Help seeking/Role of helpers:
Certain kinds of helpers such as ministers, teachers, doctors, and nurses may be widely accepted within various cultural groups. Others, such as mental health professionals, may be less accepted. Whereas providers may consider mental health care to be an integral part of health management, patients may not share this perspective.
Turning to one's religion or spiritual resources is both a proactive and reactive strategy. Ministry, meditation, ritual, and prayer may be as important to patients as taking their medication is to providers. The spiritual resources that support people in their daily lives often become more pronounced when someone is faced with chronic or life-threatening illness. Providers may easily prescribe an appropriate medication, but they may be less able to suggest a helpful spiritual intervention. For this, they may have to be educated by their patients.

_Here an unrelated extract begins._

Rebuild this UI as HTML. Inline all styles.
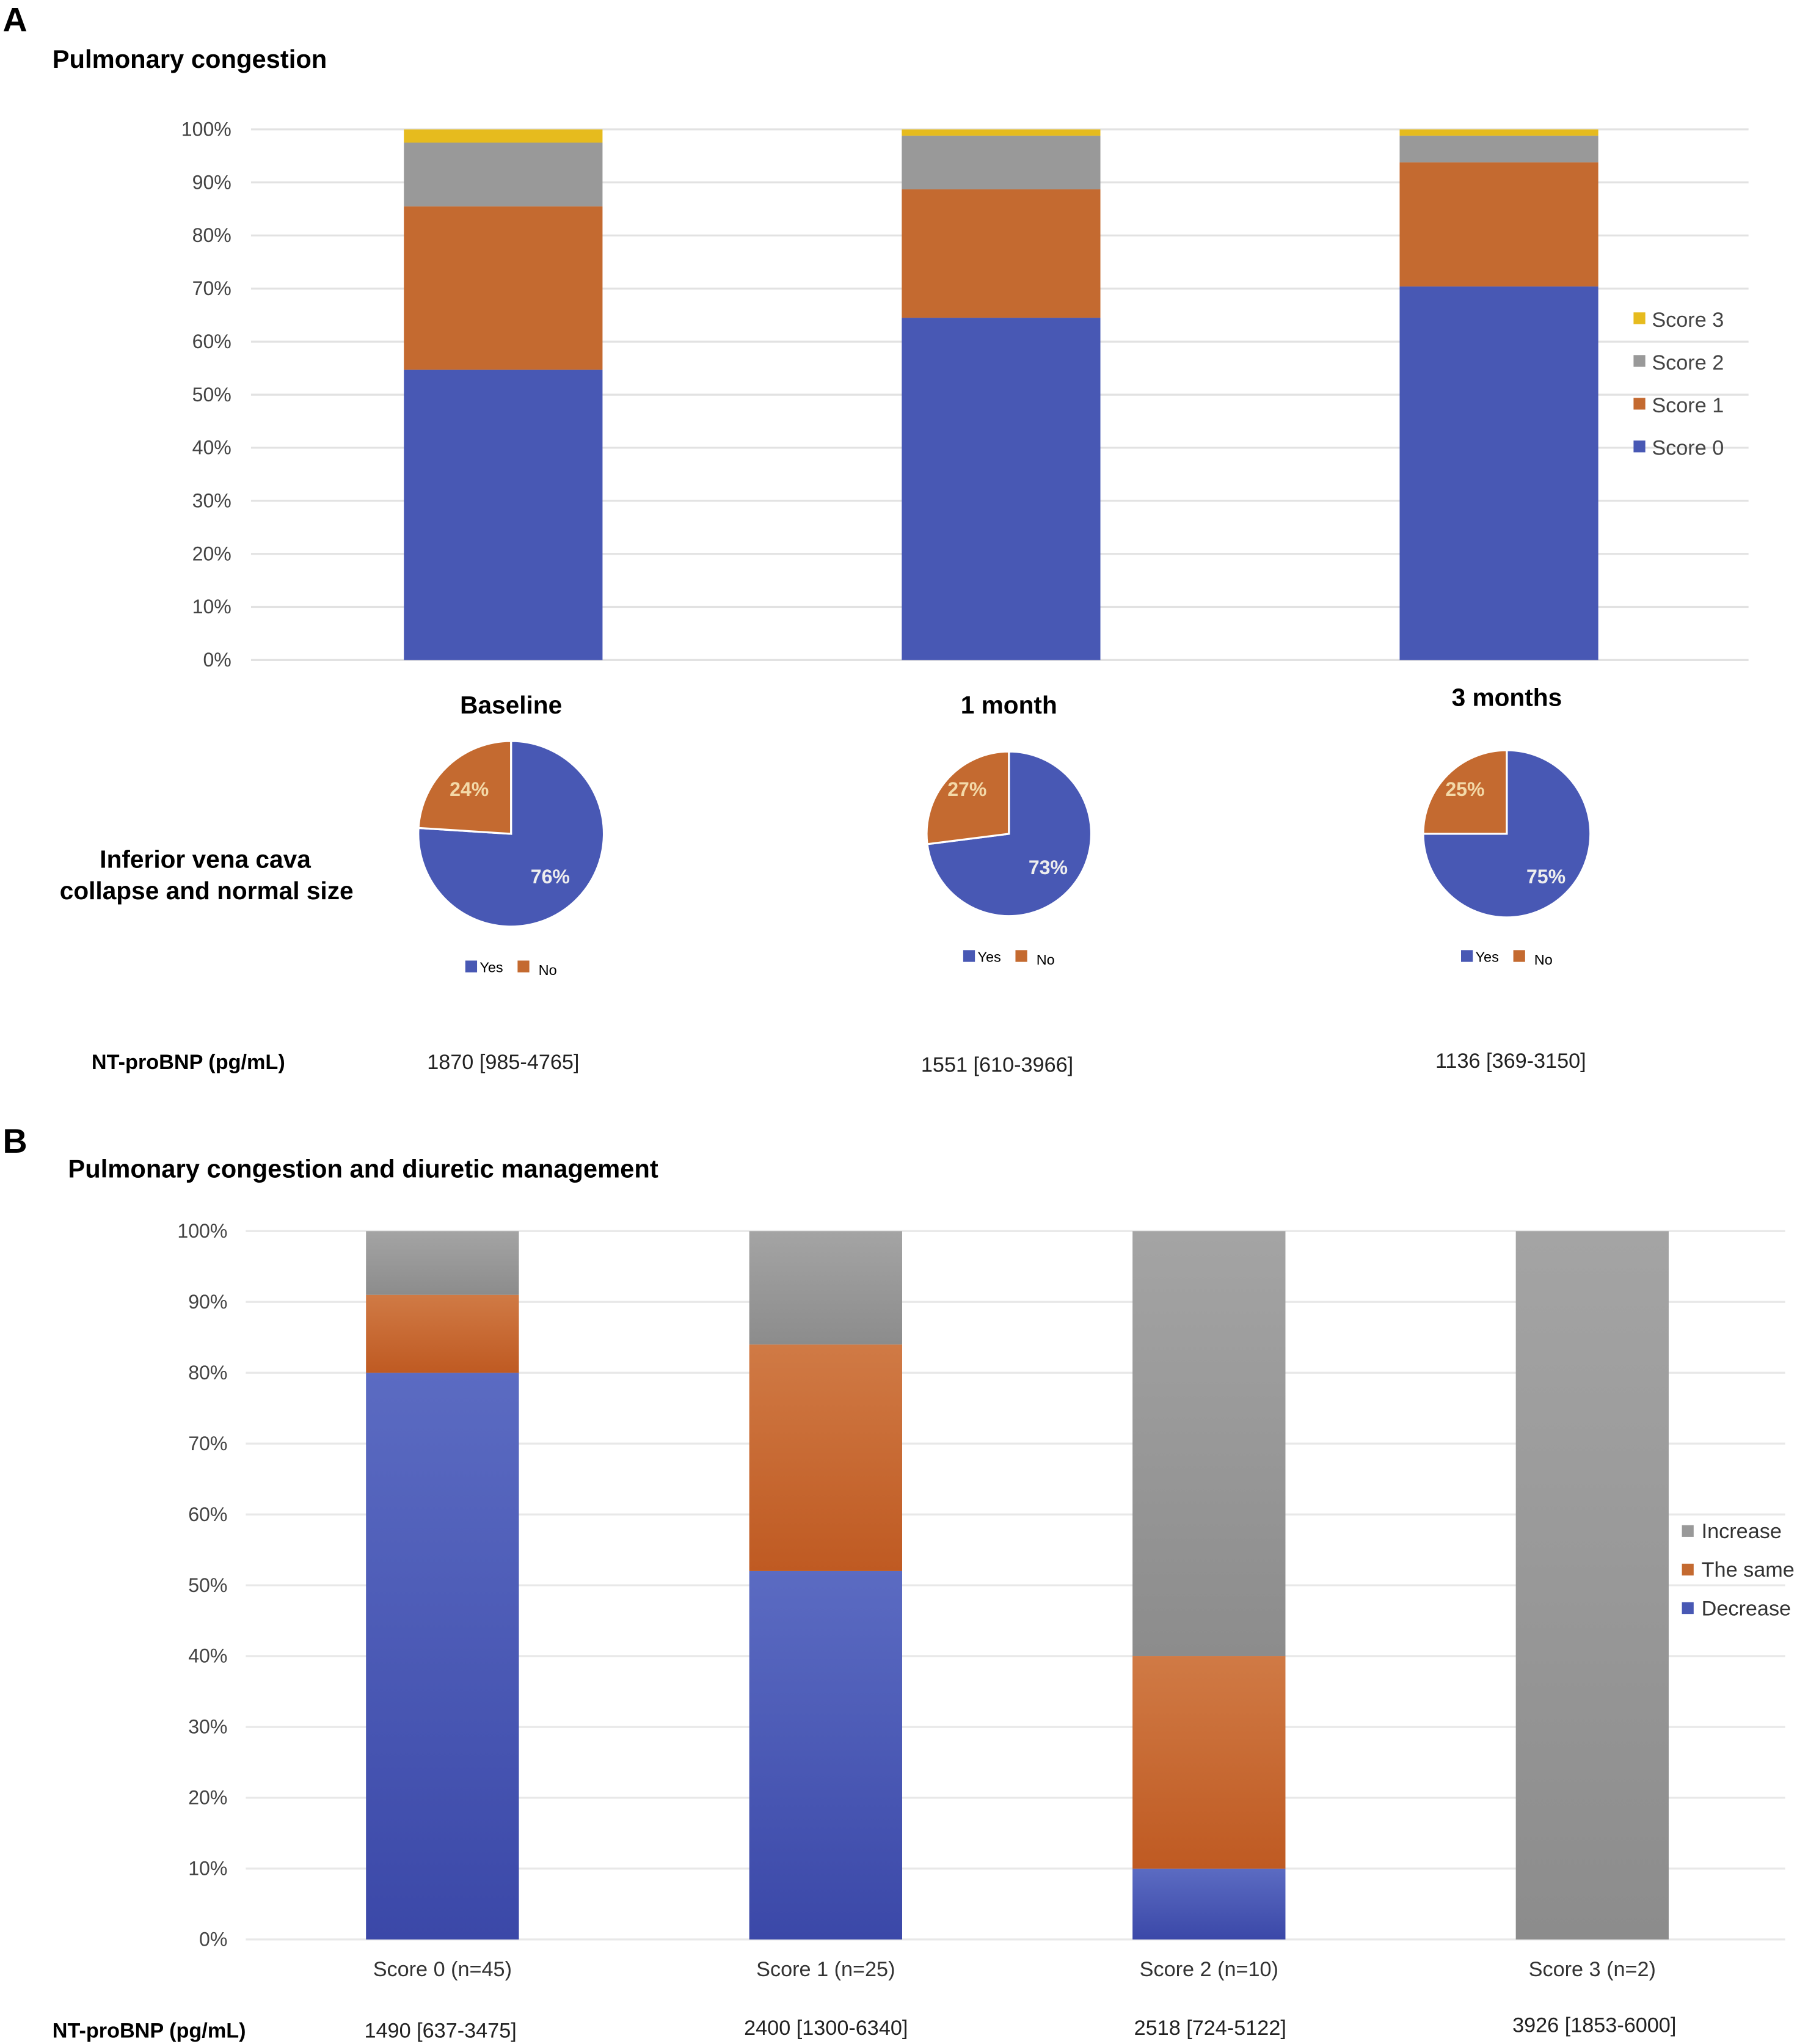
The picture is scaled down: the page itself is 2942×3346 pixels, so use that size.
<!DOCTYPE html>
<html><head><meta charset="utf-8">
<style>
html,body{margin:0;padding:0;background:#fff;}
svg{display:block;font-family:"Liberation Sans",Arial,sans-serif;}
</style></head>
<body>
<svg id="fig" width="2942" height="3346" viewBox="0 0 1375 1564" xmlns="http://www.w3.org/2000/svg">
<defs>
<linearGradient id="gBlue" x1="0" y1="0" x2="0" y2="1"><stop offset="0" stop-color="#5b6bc2"/><stop offset="1" stop-color="#3b48a8"/></linearGradient>
<linearGradient id="gOrange" x1="0" y1="0" x2="0" y2="1"><stop offset="0" stop-color="#d07a45"/><stop offset="1" stop-color="#bf5a22"/></linearGradient>
<linearGradient id="gGray" x1="0" y1="0" x2="0" y2="1"><stop offset="0" stop-color="#a4a4a4"/><stop offset="1" stop-color="#8c8c8c"/></linearGradient>
</defs>
<text x="2" y="24" font-size="26" font-weight="bold">A</text>
<text x="40" y="52" font-size="19.5" font-weight="bold">Pulmonary congestion</text>
<text x="2" y="882" font-size="26" font-weight="bold">B</text>
<text x="52" y="901" font-size="19.5" font-weight="bold">Pulmonary congestion and diuretic management</text>
<g id="chartA"></g>
<g id="pies"></g>
<g id="chartB"></g>
</svg>
<script>
const aCategories = ["Baseline", "1 month", "3 months"];
const aSeries = ["Score 0", "Score 1", "Score 2", "Score 3"];
const aScore0 = [54.7, 64.5, 70.4];
const aScore1 = [30.8, 24.2, 23.4];
const aScore2 = [12.0, 10.1, 5.0];
const aScore3 = [2.5, 1.2, 1.2];
const aTicks = ["0%","10%","20%","30%","40%","50%","60%","70%","80%","90%","100%"];
const bnpA = ["1870 [985-4765]", "1551 [610-3966]", "1136 [369-3150]"];
const pieYes = [76, 73, 75];
const pieNo = [24, 27, 25];
const bCategories = ["Score 0 (n=45)", "Score 1 (n=25)", "Score 2 (n=10)", "Score 3 (n=2)"];
const bSeries = ["Decrease", "The same", "Increase"];
const bDecrease = [80, 52, 10, 0];
const bSame = [11, 32, 30, 0];
const bIncrease = [9, 16, 60, 100];
const bnpB = ["1490 [637-3475]", "2400  [1300-6340]", "2518 [724-5122]", "3926 [1853-6000]"];

const NS = "http://www.w3.org/2000/svg";
function mk(tag, attrs, parent, txt){
  const e = document.createElementNS(NS, tag);
  for (const k in attrs) e.setAttribute(k, attrs[k]);
  if (txt !== undefined) e.textContent = txt;
  parent.appendChild(e); return e;
}

// ---- Chart A ----
(function(){
  const g = document.getElementById('chartA');
  const y0 = 505, y100 = 99;
  const yA = v => y0 - (y0 - y100) * v / 100;
  const xA = i => 309 + i * 381;
  const bw = 152;
  aTicks.forEach((t, i) => {
    const y = yA(i * 10);
    const l = mk('line', {x1:192, x2:1338, y1:y, y2:y, stroke:'#e2e2e2', 'stroke-width':1.5}, g);
    
    
    const tx = mk('text', {x:177, y:y+5, 'font-size':15, fill:'#444', 'text-anchor':'end'}, g, t);
    
    
  });
  const colors = ['#4858b4', '#c46a30', '#999999', '#e6bb1e'];
  const series = [aScore0, aScore1, aScore2, aScore3];
  aCategories.forEach((c, i) => {
    let acc = 0;
    series.forEach((s, k) => {
      const r = mk('rect', {x:xA(i), y:yA(acc + s[i]), width:bw, height:yA(acc) - yA(acc + s[i]), fill:colors[k]}, g);
      
      
      acc += s[i];
    });
    const lbl = mk('text', {x:xA(i) + bw/2 + 6, y: i==2 ? 540 : 546, 'font-size':19, 'font-weight':'bold', 'text-anchor':'middle'}, g, c);
    
    
    const bn = mk('text', {x:[385,763,1156][i], y:[818,820,817][i], 'font-size':16, fill:'#222', 'text-anchor':'middle'}, g, bnpA[i]);
    
    
  });
  const bt = mk('text', {x:70, y:818, 'font-size':16, 'font-weight':'bold'}, g, 'NT-proBNP (pg/mL)');
  
  
  [3,2,1,0].forEach((k, j) => {
    const y = 245 + j * 32.7;
    const sw = mk('rect', {x:1250, y:y-6, width:9, height:9, fill:colors[k]}, g);
    
    
    const lt = mk('text', {x:1264, y:y+5, 'font-size':16, fill:'#444'}, g, aSeries[k]);
    
    
  });
})();

// ---- Pies ----
(function(){
  const g = document.getElementById('pies');
  const cx = [391, 772, 1153], cy = [638, 638, 638], rr = [71, 63, 64];
  const t1 = mk('text', {x:157, y:664, 'font-size':19, 'font-weight':'bold', 'text-anchor':'middle'}, g, 'Inferior vena cava');
  
  
  const t2 = mk('text', {x:158, y:688, 'font-size':19, 'font-weight':'bold', 'text-anchor':'middle'}, g, 'collapse and normal size');
  
  
  pieYes.forEach((yes, i) => {
    const tot = yes + pieNo[i];
    const r = rr[i];
    const pt = f => [cx[i] + r*Math.sin(2*Math.PI*f), cy[i] - r*Math.cos(2*Math.PI*f)];
    const fy = yes / tot;
    const p = pt(fy);
    const big = fy > 0.5 ? 1 : 0;
    const sy = mk('path', {d:`M${cx[i]},${cy[i]} L${cx[i]},${cy[i]-r} A${r},${r} 0 ${big} 1 ${p[0]},${p[1]} Z`, fill:'#4858b4', stroke:'#fff', 'stroke-width':1.5}, g);
    
    
    const sn = mk('path', {d:`M${cx[i]},${cy[i]} L${p[0]},${p[1]} A${r},${r} 0 ${1-big} 1 ${cx[i]},${cy[i]-r} Z`, fill:'#c46a30', stroke:'#fff', 'stroke-width':1.5}, g);
    
    
    const ly = mk('text', {x:cx[i]+30, y:cy[i]+38 - (i==1?7:0), 'font-size':15, 'font-weight':'bold', fill:'#eee', 'text-anchor':'middle'}, g, yes + '%');
    
    
    const ln = mk('text', {x:cx[i]-32, y:cy[i]-29, 'font-size':15, 'font-weight':'bold', fill:'#f3d9a8', 'text-anchor':'middle'}, g, pieNo[i] + '%');
    
    
    const ly0 = [743, 735, 735][i];
    const lx = cx[i] - 35;
    const s1 = mk('rect', {x:lx, y:ly0-8, width:9, height:9, fill:'#4858b4'}, g);
    
    
    const l1 = mk('text', {x:lx+11, y:ly0+1, 'font-size':11}, g, 'Yes');
    
    
    const s2 = mk('rect', {x:lx+40, y:ly0-8, width:9, height:9, fill:'#c46a30'}, g);
    
    
    const l2 = mk('text', {x:lx+56, y:ly0+3, 'font-size':11}, g, 'No');
    
    
  });
})();

// ---- Chart B ----
(function(){
  const g = document.getElementById('chartB');
  const y0 = 1484, y100 = 942;
  const yB = v => y0 - (y0 - y100) * v / 100;
  const xB = i => 280 + i * 293.3;
  const bw = 117;
  aTicks.forEach((t, i) => {
    const y = yB(i * 10);
    const l = mk('line', {x1:188, x2:1366, y1:y, y2:y, stroke:'#e8e8e8', 'stroke-width':1.5}, g);
    
    
    const tx = mk('text', {x:174, y:y+5, 'font-size':15, fill:'#444', 'text-anchor':'end'}, g, t);
    
    
  });
  const fills = ['url(#gBlue)', 'url(#gOrange)', 'url(#gGray)'];
  const series = [bDecrease, bSame, bIncrease];
  bCategories.forEach((c, i) => {
    let acc = 0;
    series.forEach((s, k) => {
      if (s[i] <= 0) return;
      const r = mk('rect', {x:xB(i), y:yB(acc + s[i]), width:bw, height:yB(acc) - yB(acc + s[i]), fill:fills[k]}, g);
      
      
      acc += s[i];
    });
    const lbl = mk('text', {x:xB(i) + bw/2, y:1512, 'font-size':16, fill:'#333', 'text-anchor':'middle'}, g, c);
    
    
    const bn = mk('text', {x:[337,632,926,1220][i], y:[1559,1557,1557,1555][i], 'font-size':16, fill:'#222', 'text-anchor':'middle'}, g, bnpB[i]);
    
    
  });
  const bt = mk('text', {x:40, y:1559, 'font-size':16, 'font-weight':'bold'}, g, 'NT-proBNP (pg/mL)');
  
  
  const lc = ['#999999', '#c46a30', '#4858b4'];
  [2,1,0].forEach((k, j) => {
    const y = 1172 + j * 29.5;
    const sw = mk('rect', {x:1287, y:y-5, width:9, height:9, fill:lc[j]}, g);
    
    
    const lt = mk('text', {x:1302, y:y+5, 'font-size':16, fill:'#333'}, g, bSeries[k]);
    
    
  });
})();
</script>
</body></html>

Gender roles are very influenced by culture. Providers may come from a perspective of freedom and gender equality whereas patients may believe that women must be subservient to men. Even more challenging for providers may be those instances when they are working within in a culture where gender is not a binary concept but there are more than the usual male and female roles.
Death and dying:
Numerous culture-based rituals involve the phenomenon of death. Some of these rituals may preclude the conduct of an autopsy. Providers may value the scientific contribution of this procedure, but families may see it as a violation. If families have a cultural tradition in which funerals are important, providers who work with them may be expected to participate in the last rites. This may violate the professional cultural value that providers must be impersonal and maintain a proper distance in their relationships with patients.
In summary, providers may be faced with bridging gaps between their cultural worldview and those of their patients. Health care solutions are most likely to be multifaceted. Effective implementation requires negotiation of provider and patient perspectives on the nature of the problem as well as how to resolve it.
- Cross T, Bazron BJ, Dennis KW, et al. Towards a Culturally Competent System of Care. Washington: National Institute of Mental Health, Child and Adolescent Service System Program; 1989:13.
- Lewis S. Discovering Our Human Tapestry: A Cultural Competence Curriculum. Newark, NJ: National Pediatric and Family HIV Resource Center; 1992.
- Ka'opua L, AIDS Education Project Hawaii Area AIDS Education and Training Center. Training for Cultural Competence in the HIV Epidemic. 1992.